Fredrick Francis "Stud" Stennett (February 8, 1907 – August 23, 1989) was an American professional football back who played in the National Football League (NFL) with the Portsmouth Spartans and Chicago Cardinals. He played college football for the Saint Mary's Gaels.

==Early life==
Fredrick Francis Stennett was born on February 8, 1907, in LeRoy, Kansas. He attended Ventura High School in Ventura, California in 1923 and 1924, playing on the school's first-ever football teams.

==College career==
Stennet was on the first-ever football team at Ventura College in 1925. He then attended Saint Mary's College of California from 1926 to 1930. He earned All-Pacific Coast honors in 1929 and 1930 at halfback. Stennet was named a United Press second-team All-American in 1929 and an Associated Press third-team All-American in 1930. He was a team captain his senior year in 1930, and also punted. Stennett was inducted into the Saint Mary's College Athletic Hall of Fame in 1975.

==Professional career==
Stennet played in ten games, starting two, for the Portsmouth Spartans of the National Football League (NFL) in 1931. The Ventura County Star described him as a "star" of the team that ended up finishing second in the NFL with an 11–3 record.

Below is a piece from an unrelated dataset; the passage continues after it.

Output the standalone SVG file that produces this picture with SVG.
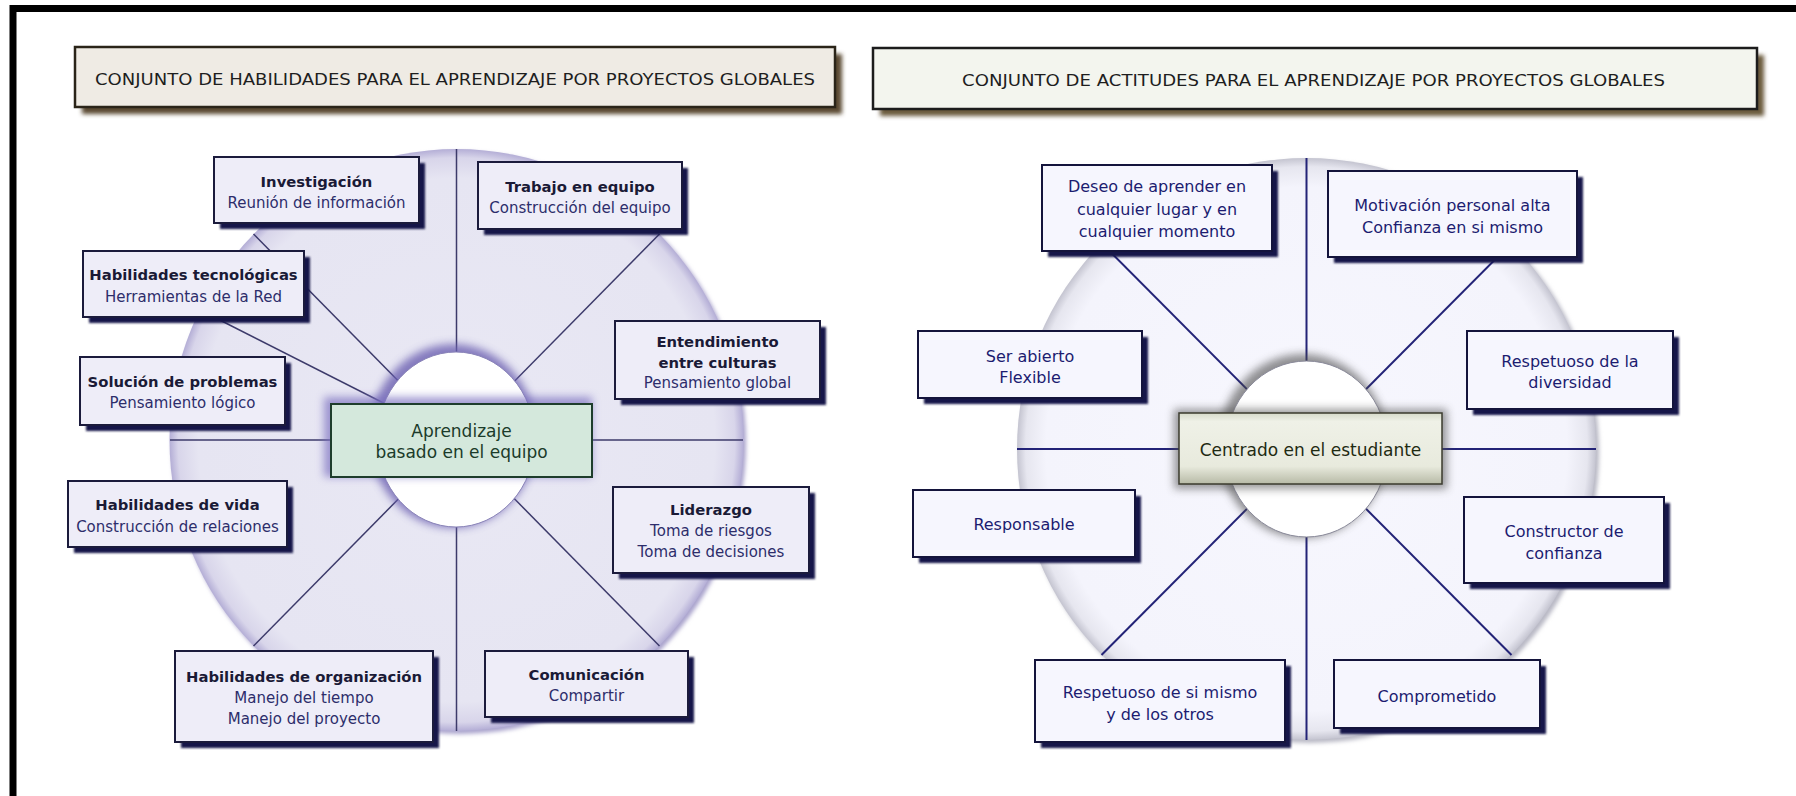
<svg xmlns="http://www.w3.org/2000/svg" width="1796" height="796" viewBox="0 0 1796 796">
<defs>
<style>
text{font-family:"DejaVu Sans","Liberation Sans",sans-serif;text-anchor:middle}
.ttl{font-size:16px;fill:#1e1e1e}
.frame{fill:none;stroke:#000;stroke-width:7}
.sh{fill:#15154a;filter:url(#b1)}
.boxL{fill:#eeedf8;stroke:#1b1b3c;stroke-width:2}
.boxR{fill:#f6f6fe;stroke:#14143c;stroke-width:2}
.b{font-size:14.8px;font-weight:bold;fill:#1a1a36}
.r{font-size:15px;fill:#2d2d6b}
.t{font-size:16px;fill:#1c1c70}
.spL{stroke:#3c3a6a;stroke-width:1.5}
.spR{stroke:#232377;stroke-width:2}
</style>
<filter id="b1" x="-10%" y="-10%" width="120%" height="130%"><feGaussianBlur stdDeviation="1.2"/></filter>
<filter id="b2" x="-10%" y="-20%" width="120%" height="140%"><feGaussianBlur stdDeviation="2"/></filter>
<filter id="b4" x="-20%" y="-30%" width="140%" height="160%"><feGaussianBlur stdDeviation="4"/></filter>
<radialGradient id="diskL" cx="0.5" cy="0.5" r="0.5">
<stop offset="0" stop-color="#e9e8f4"/><stop offset="0.9" stop-color="#e6e5f2"/><stop offset="0.97" stop-color="#d8d5ea"/><stop offset="1" stop-color="#b4aed6"/>
</radialGradient>
<radialGradient id="diskR" cx="0.5" cy="0.5" r="0.5">
<stop offset="0" stop-color="#f7f7fe"/><stop offset="0.9" stop-color="#f4f4fc"/><stop offset="0.97" stop-color="#e6e6ef"/><stop offset="1" stop-color="#c4c4d0"/>
</radialGradient>
<linearGradient id="ctrR" x1="0" y1="0" x2="0" y2="1">
<stop offset="0" stop-color="#d6dac9"/><stop offset="0.12" stop-color="#eff1e7"/><stop offset="0.75" stop-color="#e8eadd"/><stop offset="1" stop-color="#b7baa6"/>
</linearGradient>
</defs>
<rect x="0" y="0" width="1796" height="796" fill="#fff"/>
<path class="frame" d="M13 796 V8.5 H1796"/>

<g id="title-left">
<rect x="82" y="54" width="760" height="60" fill="#5a4a30" filter="url(#b2)"/>
<rect x="75" y="47" width="760" height="60" fill="#efebe4" stroke="#2a2418" stroke-width="2.5"/>
<text class="ttl" x="455" y="85" textLength="720" lengthAdjust="spacingAndGlyphs">CONJUNTO DE HABILIDADES PARA EL APRENDIZAJE POR PROYECTOS GLOBALES</text>
</g>
<g id="title-right">
<rect x="880" y="55" width="884" height="61" fill="#6b5a3d" filter="url(#b2)"/>
<rect x="873" y="48" width="884" height="61" fill="#f3f5ee" stroke="#1c1c1c" stroke-width="2.5"/>
<text class="ttl" x="1313.5" y="86" textLength="703" lengthAdjust="spacingAndGlyphs">CONJUNTO DE ACTITUDES PARA EL APRENDIZAJE POR PROYECTOS GLOBALES</text>
</g>

<g id="wheel-left">
<ellipse cx="459" cy="443" rx="287" ry="291" fill="#a9a3cc" filter="url(#b2)"/>
<ellipse cx="456.5" cy="440" rx="287" ry="291" fill="url(#diskL)"/>
</g>
<g id="wheel-right">
<ellipse cx="1309.5" cy="452" rx="289.5" ry="291" fill="#b8b8c4" filter="url(#b2)"/>
<ellipse cx="1306.5" cy="449" rx="289.5" ry="291" fill="url(#diskR)"/>
</g>

<g id="connectors">
<line class="spL" x1="456.5" y1="440" x2="456.5" y2="149"/>
<line class="spL" x1="456.5" y1="440" x2="456.5" y2="731"/>
<line class="spL" x1="170" y1="440" x2="743" y2="440"/>
<line class="spL" x1="456.5" y1="440" x2="253.5" y2="234"/>
<line class="spL" x1="456.5" y1="440" x2="659.5" y2="234"/>
<line class="spL" x1="456.5" y1="440" x2="253.5" y2="646"/>
<line class="spL" x1="456.5" y1="440" x2="659.5" y2="646"/>
<line class="spL" x1="456.5" y1="440" x2="200" y2="310"/>
<line class="spR" x1="1306.5" y1="449" x2="1306.5" y2="158"/>
<line class="spR" x1="1306.5" y1="449" x2="1306.5" y2="740"/>
<line class="spR" x1="1017" y1="449" x2="1596" y2="449"/>
<line class="spR" x1="1306.5" y1="449" x2="1101.5" y2="243"/>
<line class="spR" x1="1306.5" y1="449" x2="1511.5" y2="243"/>
<line class="spR" x1="1306.5" y1="449" x2="1101.5" y2="655"/>
<line class="spR" x1="1306.5" y1="449" x2="1511.5" y2="655"/>
</g>

<g id="hub-left">
<ellipse cx="453" cy="436" rx="84" ry="92" fill="#6a5fb0" opacity="0.8" filter="url(#b4)"/>
<ellipse cx="456" cy="439.5" rx="79" ry="87.5" fill="#fff" stroke="#8a84b8" stroke-width="1"/>
</g>
<g id="hub-right">
<ellipse cx="1303" cy="446" rx="85" ry="92" fill="#4a4a4a" opacity="0.6" filter="url(#b4)"/>
<ellipse cx="1306.5" cy="449" rx="81" ry="88" fill="#fff" stroke="#8a8a9a" stroke-width="1"/>
</g>

<g id="center-left">
<rect x="324" y="397" width="268" height="80" fill="#7a70c0" opacity="0.7" filter="url(#b4)"/>
<rect x="331" y="404" width="261" height="73" fill="#d4e8dc" stroke="#1e3d2c" stroke-width="2"/>
<text x="461.5" y="437" font-size="17" fill="#1b3b2a">Aprendizaje</text>
<text x="461.5" y="458" font-size="17" fill="#1b3b2a">basado en el equipo</text>
</g>
<g id="center-right">
<rect x="1174" y="409" width="273" height="80" fill="#555" opacity="0.6" filter="url(#b4)"/>
<rect x="1179" y="413" width="263" height="71" fill="url(#ctrR)" stroke="#3b3b2e" stroke-width="1.5"/>
<text x="1310.5" y="456" font-size="17" fill="#1f2a12">Centrado en el estudiante</text>
</g>

<g id="n-investigacion">
<rect class="sh" x="220" y="163" width="205" height="66"/>
<rect class="boxL" x="214" y="157" width="205" height="66"/>
<text class="b" x="316.5" y="187">Investigación</text>
<text class="r" x="316.5" y="208">Reunión de información</text>
</g>
<g id="n-trabajo">
<rect class="sh" x="484" y="168" width="204" height="67"/>
<rect class="boxL" x="478" y="162" width="204" height="67"/>
<text class="b" x="580" y="192">Trabajo en equipo</text>
<text class="r" x="580" y="213">Construcción del equipo</text>
</g>
<g id="n-tecnologicas">
<rect class="sh" x="89" y="257" width="221" height="66"/>
<rect class="boxL" x="83" y="251" width="221" height="66"/>
<text class="b" x="193.5" y="280">Habilidades tecnológicas</text>
<text class="r" x="193.5" y="302">Herramientas de la Red</text>
</g>
<g id="n-entendimiento">
<rect class="sh" x="621" y="327" width="205" height="78"/>
<rect class="boxL" x="615" y="321" width="205" height="78"/>
<text class="b" x="717.5" y="347">Entendimiento</text>
<text class="b" x="717.5" y="368">entre culturas</text>
<text class="r" x="717.5" y="388">Pensamiento global</text>
</g>
<g id="n-solucion">
<rect class="sh" x="86" y="363" width="205" height="68"/>
<rect class="boxL" x="80" y="357" width="205" height="68"/>
<text class="b" x="182.5" y="387">Solución de problemas</text>
<text class="r" x="182.5" y="408">Pensamiento lógico</text>
</g>
<g id="n-vida">
<rect class="sh" x="74" y="487" width="219" height="66"/>
<rect class="boxL" x="68" y="481" width="219" height="66"/>
<text class="b" x="177.5" y="510">Habilidades de vida</text>
<text class="r" x="177.5" y="532">Construcción de relaciones</text>
</g>
<g id="n-liderazgo">
<rect class="sh" x="619" y="493" width="196" height="86"/>
<rect class="boxL" x="613" y="487" width="196" height="86"/>
<text class="b" x="711" y="515">Liderazgo</text>
<text class="r" x="711" y="536">Toma de riesgos</text>
<text class="r" x="711" y="557">Toma de decisiones</text>
</g>
<g id="n-organizacion">
<rect class="sh" x="181" y="657" width="258" height="91"/>
<rect class="boxL" x="175" y="651" width="258" height="91"/>
<text class="b" x="304" y="682">Habilidades de organización</text>
<text class="r" x="304" y="703">Manejo del tiempo</text>
<text class="r" x="304" y="724">Manejo del proyecto</text>
</g>
<g id="n-comunicacion">
<rect class="sh" x="491" y="657" width="203" height="66"/>
<rect class="boxL" x="485" y="651" width="203" height="66"/>
<text class="b" x="586.5" y="680">Comunicación</text>
<text class="r" x="586.5" y="701">Compartir</text>
</g>

<g id="n-deseo">
<rect class="sh" x="1048" y="171" width="230" height="86"/>
<rect class="boxR" x="1042" y="165" width="230" height="86"/>
<text class="t" x="1157" y="192">Deseo de aprender en</text>
<text class="t" x="1157" y="214.5">cualquier lugar y en</text>
<text class="t" x="1157" y="237">cualquier momento</text>
</g>
<g id="n-motivacion">
<rect class="sh" x="1334" y="177" width="249" height="86"/>
<rect class="boxR" x="1328" y="171" width="249" height="86"/>
<text class="t" x="1452.5" y="211">Motivación personal alta</text>
<text class="t" x="1452.5" y="233">Confianza en si mismo</text>
</g>
<g id="n-abierto">
<rect class="sh" x="924" y="337" width="224" height="67"/>
<rect class="boxR" x="918" y="331" width="224" height="67"/>
<text class="t" x="1030" y="362">Ser abierto</text>
<text class="t" x="1030" y="383">Flexible</text>
</g>
<g id="n-diversidad">
<rect class="sh" x="1473" y="337" width="206" height="78"/>
<rect class="boxR" x="1467" y="331" width="206" height="78"/>
<text class="t" x="1570" y="367">Respetuoso de la</text>
<text class="t" x="1570" y="388">diversidad</text>
</g>
<g id="n-responsable">
<rect class="sh" x="919" y="496" width="222" height="67"/>
<rect class="boxR" x="913" y="490" width="222" height="67"/>
<text class="t" x="1024" y="530">Responsable</text>
</g>
<g id="n-constructor">
<rect class="sh" x="1470" y="503" width="200" height="86"/>
<rect class="boxR" x="1464" y="497" width="200" height="86"/>
<text class="t" x="1564" y="537">Constructor de</text>
<text class="t" x="1564" y="559">confianza</text>
</g>
<g id="n-si-mismo">
<rect class="sh" x="1041" y="666" width="250" height="82"/>
<rect class="boxR" x="1035" y="660" width="250" height="82"/>
<text class="t" x="1160" y="698">Respetuoso de si mismo</text>
<text class="t" x="1160" y="720">y de los otros</text>
</g>
<g id="n-comprometido">
<rect class="sh" x="1340" y="666" width="206" height="68"/>
<rect class="boxR" x="1334" y="660" width="206" height="68"/>
<text class="t" x="1437" y="702">Comprometido</text>
</g>
</svg>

Stennet signed with the Chicago Cardinals on August 17, 1932. He played in two games, starting one, for the Cardinals during the 1932 season, rushing seven times for negative three yards while also completing one of three passes for 11 yards.

Stennet started both league games for the Moraga Wolves of the American Legion League in 1934.

==Personal life==
Stennet was inducted into the Ventura County Sports Hall of Fame in 1986. He lived in Ventura County for 64 years. He died on August 23, 1989, in Ventura, and was buried at Ivy Lawn Memorial Park.